What’s the point of student engagement anyway?

So, we’re doing a thing in our Department.

FFS Google, with your heteronormativity…

Despite doing lots of L&T innovation, we’re making a point of going to our university-organised training sessions, to scope and refresh our practice. Just because we think we’re doing good things, doesn’t mean we aren’t potentially missing stuff.

So last week I went with my colleague to a workshop on student engagement.

It was really good to spend time devoted to this, because it’s one of those topics that floats in the background, but often fails to get enough attention in of itself.

Much of the session was ‘how to get and keep students engaged in a classroom’ [spoiler: keep things active and reinforce positive behaviour], but for me the best bit was considering the question of what ‘engagement’ might actually be.

This might seem odd, since it’s almost axiomatically good to have student engagement, so why even bother going there?

But with even a moments’ thought (and we gave noticeably more than that), it’s really difficult to pin down what it might involve.
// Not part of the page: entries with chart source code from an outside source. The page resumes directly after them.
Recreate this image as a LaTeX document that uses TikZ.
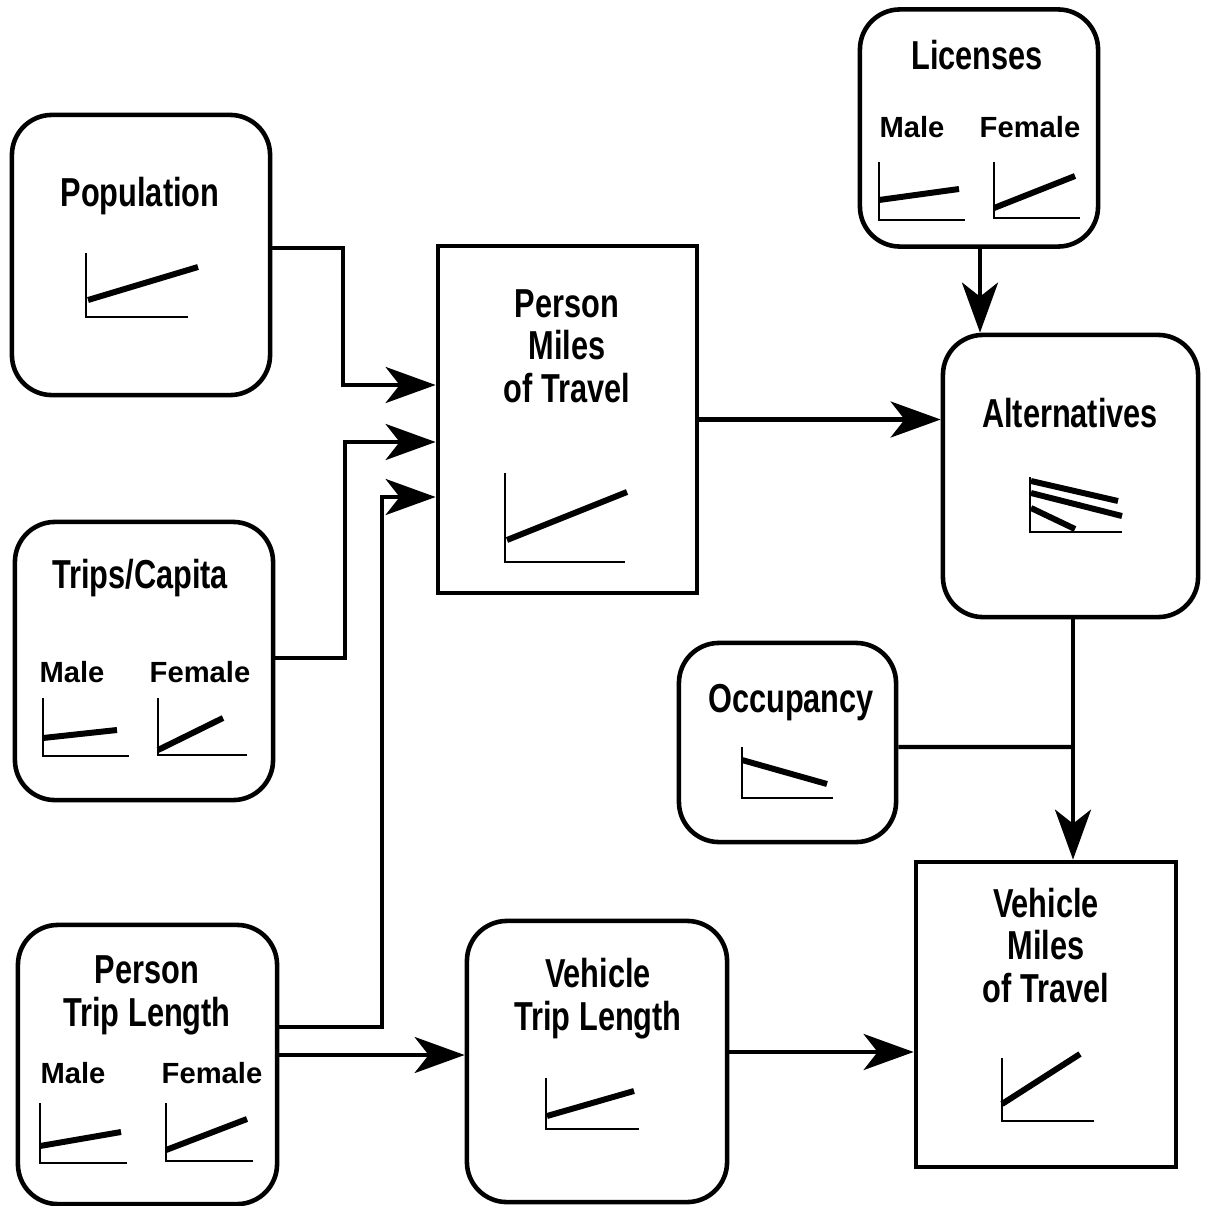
\documentclass[tikz,border=0pt]{standalone}
\usepackage{fontspec}
\setmainfont{Liberation Sans}
\newfontfamily\condfont[FakeStretch=0.76]{Liberation Sans}
\usetikzlibrary{arrows.meta}
\tikzset{
	rbox/.style={draw,line width=1.3pt,rounded corners=0.4cm,inner sep=0pt},
	sbox/.style={draw,line width=1.3pt,inner sep=0pt},
	title/.style={anchor=base,align=center,inner sep=0pt,font=\condfont\bfseries\fontsize{11.5}{12}\selectfont},
	sex/.style={anchor=base,inner sep=0pt,font=\bfseries\fontsize{8.3}{10}\selectfont},
	axis/.style={line width=0.7pt},
	trend/.style={line width=1.7pt},
	link/.style={line width=1.2pt},
	arrow/.style={link,-{Stealth[length=5mm,width=3.6mm,inset=1.4mm]}}
}
\begin{document}
\begin{tikzpicture}[x=0.01cm,y=-0.01cm]
	\useasboundingbox (0,0) rectangle (1205,1206);
	% boxes
	\node[rbox,minimum width=2.58cm,minimum height=2.8cm] (pop) at (141,255) {};
	\node[rbox,minimum width=2.58cm,minimum height=2.78cm] (trips) at (144,661) {};
	\node[rbox,minimum width=2.59cm,minimum height=2.79cm] (ptl) at (147.5,1064.5) {};
	\node[sbox,minimum width=2.59cm,minimum height=3.47cm] (pmt) at (567.5,419.5) {};
	\node[rbox,minimum width=2.38cm,minimum height=2.37cm] (lic) at (979,128) {};
	\node[rbox,minimum width=2.55cm,minimum height=2.82cm] (alt) at (1070.5,476) {};
	\node[rbox,minimum width=2.17cm,minimum height=1.99cm] (occ) at (787.5,742.5) {};
	\node[rbox,minimum width=2.6cm,minimum height=2.81cm] (vtl) at (597,1061.5) {};
	\node[sbox,minimum width=2.6cm,minimum height=3.05cm] (vmt) at (1046,1014.5) {};
	% titles
	\node[title] (poptitle) at (140,206) {Population};
	\node[title] (tripstitle) at (140,588) {Trips/Capita};
	\node[title] (ptltitle) at (147,1026) {Person\\Trip Length};
	\node[title] (pmttitle) at (567,402) {Person\\Miles\\of Travel};
	\node[title] (lictitle) at (977,70) {Licenses};
	\node[title] (alttitle) at (1070,427) {Alternatives};
	\node[title] (occtitle) at (791,712) {Occupancy};
	\node[title] (vtltitle) at (598,1030) {Vehicle\\Trip Length};
	\node[title] (vmttitle) at (1046,1002) {Vehicle\\Miles\\of Travel};
	\node[sex] (tripsmale) at (72,682) {Male};
	\node[sex] (tripsfemale) at (200,682) {Female};
	\node[sex] (licmale) at (912,137) {Male};
	\node[sex] (licfemale) at (1030,137) {Female};
	\node[sex] (ptlmale) at (73,1083) {Male};
	\node[sex] (ptlfemale) at (212,1083) {Female};
	% charts
	\draw[axis] (86,253) |- (188,317);
	\draw[trend] (88,300) -- (198,267);
	\draw[axis] (505,473) |- (625,562);
	\draw[trend] (507,540) -- (627,492);
	\draw[axis] (879,162) |- (965,220);
	\draw[trend] (879,200) -- (959,189);
	\draw[axis] (994,162) |- (1080,218);
	\draw[trend] (994,208) -- (1075,176);
	\draw[axis] (1030,477) |- (1122,532);
	\draw[trend] (1031,481) -- (1118,501);
	\draw[trend] (1031,493) -- (1122,516);
	\draw[trend] (1031,508) -- (1075,529);
	\draw[axis] (43,698) |- (129,756);
	\draw[trend] (43,738) -- (117,730);
	\draw[axis] (158,698) |- (247,755);
	\draw[trend] (158,750) -- (223,718);
	\draw[axis] (742,747) |- (833,798);
	\draw[trend] (742,760) -- (827,784);
	\draw[axis] (40,1103) |- (127,1163);
	\draw[trend] (40,1146) -- (121,1132);
	\draw[axis] (166,1103) |- (253,1161);
	\draw[trend] (166,1150) -- (247,1119);
	\draw[axis] (546,1078) |- (639,1129);
	\draw[trend] (547,1116) -- (634,1091);
	\draw[axis] (1002,1058) |- (1094,1121);
	\draw[trend] (1002,1104) -- (1080,1054);
	% connectors
	\coordinate (join) at (1073,747);
	\draw[arrow] ([yshift=0.7mm]pop.east) -| (343,385) -- (pmt.west |- 0,385);
	\draw[arrow] ([yshift=0.3mm]trips.east) -| (345,442) -- (pmt.west |- 0,442);
	\draw[arrow] ([yshift=3.75mm]ptl.east) -| (382,497) -- (pmt.west |- 0,497);
	\draw[arrow] ([yshift=0.95mm]ptl.east) -- ([yshift=0.95mm]ptl.east -| vtl.west);
	\draw[arrow] (pmt.east) -- (pmt.east -| alt.west);
	\draw[arrow] ([xshift=0.1mm]lic.south) -- ([xshift=0.1mm]lic.south |- alt.north);
	\draw[arrow] (alt.south -| join) -- (join |- vmt.north);
	\draw[link] ([yshift=-0.45mm]occ.east) -- (join);
	\draw[arrow] ([yshift=0.95mm]vtl.east) -- ([yshift=0.95mm]vtl.east -| vmt.west);
\end{tikzpicture}
\end{document}
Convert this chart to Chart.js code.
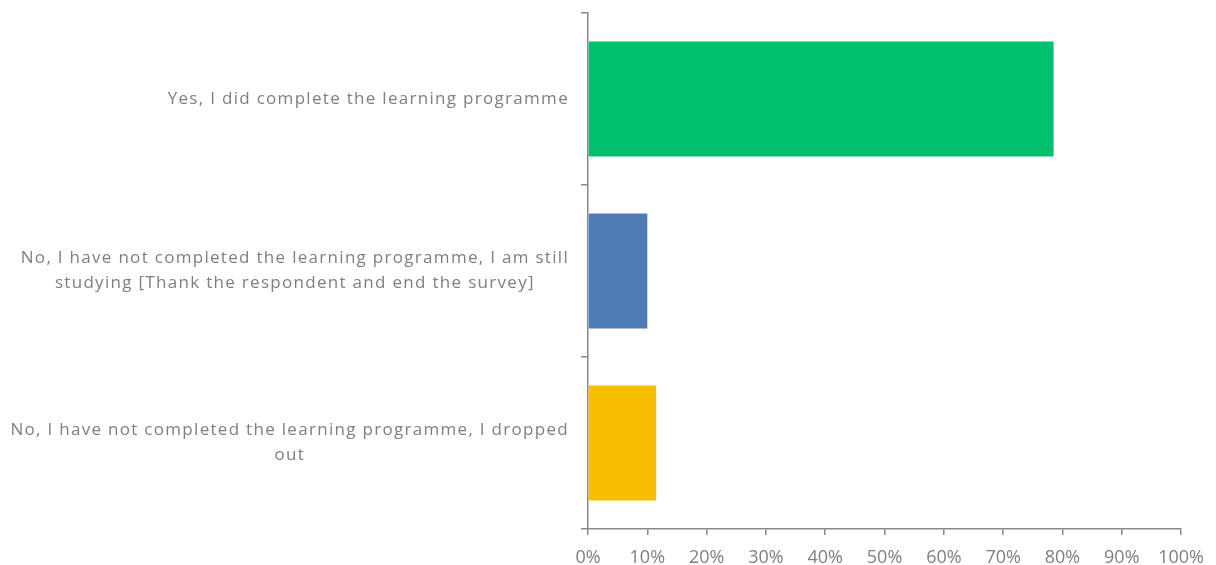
<!DOCTYPE html>
<html>
<head>
<meta charset="utf-8">
<title>Learning programme completion</title>
<script src="https://cdn.jsdelivr.net/npm/chart.js@4/dist/chart.umd.min.js"></script>
<style>
    html, body { margin: 0; padding: 0; background: #ffffff; }
    #wrap { width: 1216px; height: 565px; }
</style>
</head>
<body>
<div id="wrap"><canvas id="barChart" width="1216" height="565"></canvas></div>
<script>
// Answer categories (each entry is a list of lines)
const answers = [
    ['Yes, I did complete the learning programme'],
    ['No, I have not completed the learning programme, I am still', 'studying [Thank the respondent and end the survey]'],
    ['No, I have not completed the learning programme, I dropped', 'out']
];

// Share of respondents (%)
const shares = [78.5, 10.0, 11.5];

// Bar colours, one per answer
const barColors = ['#00BF6F', '#507CB6', '#F9BE00'];

const axisColor = '#888888';
const textColor = '#7f7f7f';
const fontFamily = '"Open Sans", Lato, sans-serif';

// Draws the category labels: each block is right aligned next to the axis,
// and the lines inside a block are centred on each other
const categoryLabels = {
    id: 'categoryLabels',
    afterDraw(chart) {
        const ctx = chart.ctx;
        const yScale = chart.scales.y;
        const rightEdge = yScale.right - 19;
        const lineHeight = 25;
        ctx.save();
        ctx.font = '17px ' + fontFamily;
        ctx.letterSpacing = '1.3px';
        ctx.fillStyle = textColor;
        ctx.textAlign = 'center';
        ctx.textBaseline = 'middle';
        answers.forEach((lines, i) => {
            const widest = Math.max(...lines.map(l => ctx.measureText(l).width));
            const cx = rightEdge - widest / 2;
            const cy = yScale.getPixelForValue(i);
            const startY = cy - (lines.length - 1) * lineHeight / 2;
            lines.forEach((line, j) => {
                ctx.fillText(line, cx, startY + j * lineHeight);
            });
        });
        ctx.restore();
    }
};

const ctx = document.getElementById('barChart').getContext('2d');
new Chart(ctx, {
    type: 'bar',
    data: {
        labels: answers.map(a => a.join(' ')),
        datasets: [{
            data: shares,
            backgroundColor: barColors,
            borderWidth: 0,
            barPercentage: 0.67,
            categoryPercentage: 1.0
        }]
    },
    options: {
        indexAxis: 'y',
        responsive: false,
        animation: false,
        layout: {
            padding: { top: 13, right: 34, left: 0, bottom: 0 }
        },
        plugins: {
            legend: { display: false },
            tooltip: { enabled: false }
        },
        scales: {
            x: {
                min: 0,
                max: 100,
                ticks: {
                    stepSize: 10,
                    padding: 12,
                    color: textColor,
                    font: { family: fontFamily, size: 18 },
                    maxRotation: 0,
                    callback: value => value + '%'
                },
                grid: {
                    drawOnChartArea: false,
                    drawTicks: true,
                    tickLength: 6,
                    lineWidth: 1.5,
                    color: axisColor
                },
                border: { color: axisColor, width: 1.5 },
                afterFit: scale => { scale.height = 36; }
            },
            y: {
                ticks: { display: false },
                grid: {
                    offset: true,
                    drawOnChartArea: false,
                    drawTicks: true,
                    tickLength: 7,
                    lineWidth: 1.5,
                    color: axisColor
                },
                border: { color: axisColor, width: 1.5 },
                afterFit: scale => { scale.width = 588; }
            }
        }
    },
    plugins: [categoryLabels]
});
</script>
</body>
</html>
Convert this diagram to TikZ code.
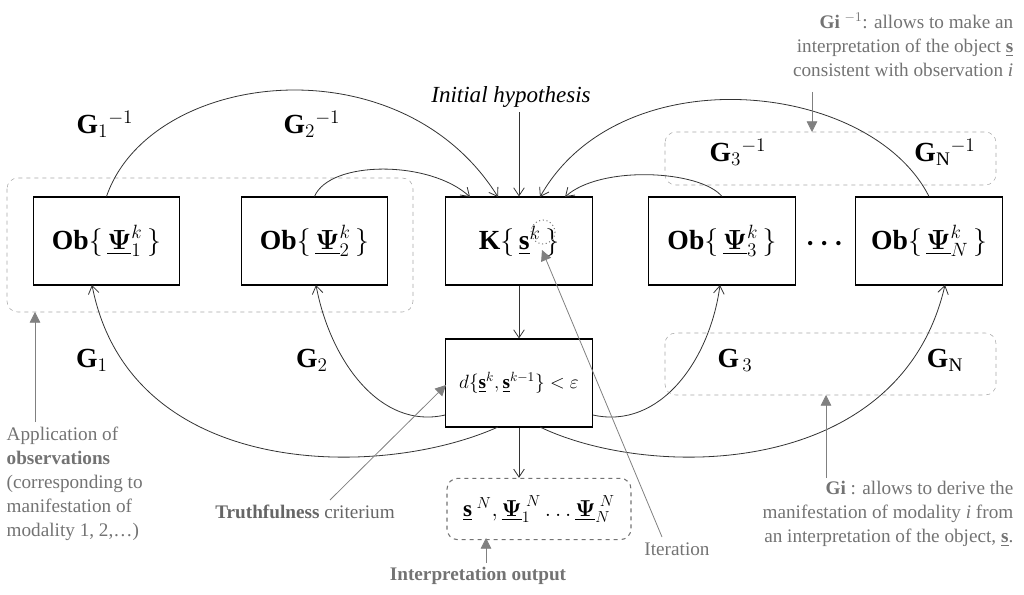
\documentclass[tikz,border=0pt]{standalone}
\usepackage{fontspec}
\setmainfont{Liberation Serif}
\usepackage{amsmath}
\usetikzlibrary{arrows.meta}
\begin{document}
\begin{tikzpicture}[x=0.75pt,y=-0.75pt,
 box/.style={draw,thick,minimum width=110pt,minimum height=66pt,inner sep=0pt,font=\huge},
 conn/.style={draw,-{Straight Barb[length=6pt,width=8pt]},semithick,black!80},
 ann/.style={gray,-{Triangle[length=8pt,width=8pt]},semithick},
 grp/.style={draw=gray!70,dashed,rounded corners=8pt},
 lab/.style={font=\huge},
 note/.style={text=gray!90!black,font=\Large,align=left}]
\useasboundingbox (0,0) rectangle (1024,595);
\newcommand{\ubf}[1]{\underline{\boldsymbol{#1}}}
% groups
\draw[grp] (7,178) rectangle (413,312);
\draw[grp] (665,132) rectangle (996,185);
\draw[grp] (665,333) rectangle (996,395);
% boxes
\node[box] (o1) at (106.5,241) {\textbf{Ob}$\{\,\ubf{\Psi}_1^{k}\,\}$};
\node[box] (o2) at (314.5,241) {\textbf{Ob}$\{\,\ubf{\Psi}_2^{k}\,\}$};
\node[box] (k) at (519,241) {\textbf{K}$\{\,\underline{\mathbf{s}}^{k}\,\}$};
\node[box] (o3) at (722,241) {\textbf{Ob}$\{\,\ubf{\Psi}_3^{k}\,\}$};
\node[box] (on) at (929,241) {\textbf{Ob}$\{\,\ubf{\Psi}_N^{k}\,\}$};
\node[box,font=\Large] (d) at (519,383) {$d\{\underline{\mathbf{s}}^{k},\underline{\mathbf{s}}^{k-1}\}<\varepsilon$};
\node[draw=gray!90!black,dashed,thick,rounded corners=8pt,minimum width=138pt,minimum height=46pt,font=\LARGE] (out) at (539,509) {$\underline{\mathbf{s}}^{\;N},\ubf{\Psi}_1^{\;N}\ldots\ubf{\Psi}_N^{\;N}$};
\node[font=\huge] (dots) at (827,244) {$\boldsymbol{\cdots}$};
\draw[gray,dotted,thick] (543,232) circle (12);
% labels
\node[lab] at (105,124) {$\mathbf{G}_1{}^{-1}$};
\node[lab] at (312,124) {$\mathbf{G}_2{}^{-1}$};
\node[lab] at (738,152) {$\mathbf{G}_3{}^{-1}$};
\node[lab] at (945,152) {$\mathbf{G}_\mathrm{N}{}^{-1}$};
\node[lab] at (92,360) {$\mathbf{G}_1$};
\node[lab] at (312,360) {$\mathbf{G}_2$};
\node[lab] at (735,360) {$\mathbf{G}_{\,3}$};
\node[lab] at (945,360) {$\mathbf{G}_\mathrm{N}$};
\node[font=\LARGE\itshape] (ih) at (511,97) {Initial hypothesis};
% inverse arrows
\coordinate (k1) at (470,197); \coordinate (k2) at (498,197);
\coordinate (k3) at (540,197); \coordinate (k4) at (565,197);
\draw[conn] (ih.south -| k) -- (k.north);
\draw[conn] (o1.north) .. controls (150,70) and (400,40) .. (k2);
\draw[conn] (o2.north) .. controls (330,160) and (430,160) .. (k1);
\draw[conn] (on.north) .. controls (870,80) and (620,55) .. (k3);
\draw[conn] (o3.north) .. controls (700,170) and (600,165) .. (k4);
% forward arrows
\draw[conn] (k.south) -- (d.north);
\draw[conn] (d.south) -- (out.north -| d);
\coordinate (dl) at (498,427); \coordinate (dr) at (540,427);
\draw[conn] (dl) .. controls (380,480) and (130,480) .. (92,285);
\draw[conn] (d.west |- 0,415) .. controls (380,430) and (330,360) .. (316,285);
\draw[conn] (d.east |- 0,415) .. controls (660,430) and (710,360) .. (720,285);
\draw[conn] (dr) .. controls (650,480) and (900,480) .. (945,285);
% annotations
\node[note,font=\Large\bfseries,text=gray!80!black] (tc) at (305,512) {Truthfulness \mdseries criterium};
\draw[ann] (330,500) -- (446,385);
\node[note] (it) at (677,549) {Iteration};
\draw[ann] (662,537) -- (542,250);
\node[note,font=\Large\bfseries] (io) at (478,576) {Interpretation output};
\draw[ann] (486,563) -- (486,538);
\node[note,anchor=north west] (ap) at (2,422) {Application of\\\textbf{observations}\\(corresponding to\\manifestation of\\modality 1, 2,\ldots)};
\draw[ann] (35,422) -- (35,312);
\node[note,anchor=north east,align=right] (gi) at (1018,8) {\textbf{Gi} ${}^{-1}$: allows to make an\\interpretation of the object \underline{\textbf{s}}\\consistent with observation \textit{i}};
\draw[ann] (812,92) -- (812,132);
\node[note,anchor=north east,align=right] (g) at (1018,476) {\textbf{Gi} : allows to derive the\\manifestation of modality \textit{i} from\\an interpretation of the object, \underline{\textbf{s}}.};
\draw[ann] (826,478) -- (826,395);
\end{tikzpicture}
\end{document}
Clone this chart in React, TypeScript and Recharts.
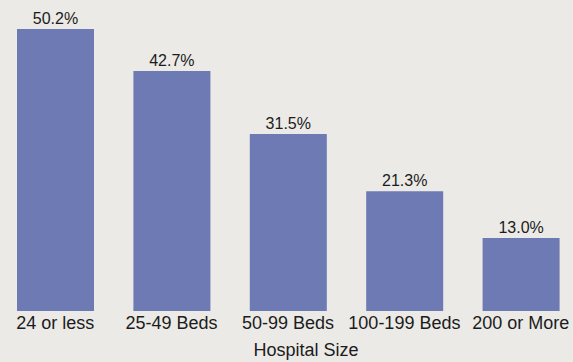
import { BarChart, Bar, XAxis, YAxis, LabelList, Label } from 'recharts';

const sizes = ['24 or less', '25-49 Beds', '50-99 Beds', '100-199 Beds', '200 or More'];
const shares = [50.2, 42.7, 31.5, 21.3, 13.0];

const data = sizes.map((size, i) => ({ size, share: shares[i] }));

const App = () => {
  return (
    <div
      style={{
        position: 'absolute',
        left: 0,
        top: 0,
        width: 573,
        height: 362,
        overflow: 'hidden',
        background: '#ebeae6',
        fontFamily: '"Liberation Sans", Arial, sans-serif',
      }}
    >
      <div style={{ marginLeft: -3 }}>
        <BarChart
          width={582}
          height={362}
          data={data}
          margin={{ top: 2, right: 0, bottom: 0, left: 0 }}
          barCategoryGap={0}
        >
          <XAxis
            dataKey="size"
            axisLine={false}
            tickLine={false}
            tickSize={0}
            tickMargin={5}
            height={51}
            interval={0}
            tick={{ fill: '#1c1c1c', fontSize: 18 }}
          >
            <Label
              value="Hospital Size"
              position="insideBottom"
              offset={6}
              dx={18}
              style={{ fill: '#1c1c1c', fontSize: 18 }}
            />
          </XAxis>
          <YAxis hide domain={[0, 55]} />
          <Bar dataKey="share" fill="#6e7ab3" barSize={77} isAnimationActive={false}>
            <LabelList
              dataKey="share"
              position="top"
              offset={5}
              formatter={(v: number) => `${v.toFixed(1)}%`}
              style={{ fill: '#1c1c1c', fontSize: 16 }}
            />
          </Bar>
        </BarChart>
      </div>
    </div>
  );
};

export default App;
Sure, part of it is ‘are they paying attention’, but it’s also about their attitude towards learning, their emotions. We want them to be participating, but also to be actually really into it.

Which is odd.

Because once you start to unpack engagement, you have to also start unpacking the paths of that engagement. And those paths don’t have to run through your classroom or your activities.

I’m sure you, like I do, examples of students who really never turned up, or contributed, but totally aced their exams. Or students who were passionate about the subject, but never could formalise that into performances in assessment.

Yes, we offer students a framework for learning to help them make the most of their potential and their motivation, but it’s a framework that has a pretty reductive palate of outcomes, based around formal assessment. You might be able to write them a glowing reference, but it’s not quite the same (nor does it carry the same weight) as an A in their assessment.

Education systems are simultaneously liberating and constraining.

I can easily say that I learnt much more from the non-assessed aspects of my time in education than from the stuff I revised and sat exam for. Things about myself, and about people, and about the work (about teaching even) that just weren’t on the syllabus (and never will be).

And that’s fine.

The most rewarding experiences I have had as an instructor/teacher/facilitator have come from seeing individuals discover themselves and their world, from taking their steps into their futures, almost totally disconnected from how they did in tests.

Perhaps that’s why I love active learning; for its potential to open up new paths for individuals to act, without prejudice about what’s right or wrong.

That’s not an abrogation of responsibility, but rather a reconfiguration of our role relative to our students. We have many ways to become ourselves, so surely we have to respect that diversity and to acknowledge that what works, works.

None of this is to say that I don’t love it when I see an entire class of super-focused students, lasered-in on the task. But it’s also to recognise that this is rare and that the value of education lies as least as much in what students construct as in what we build for them.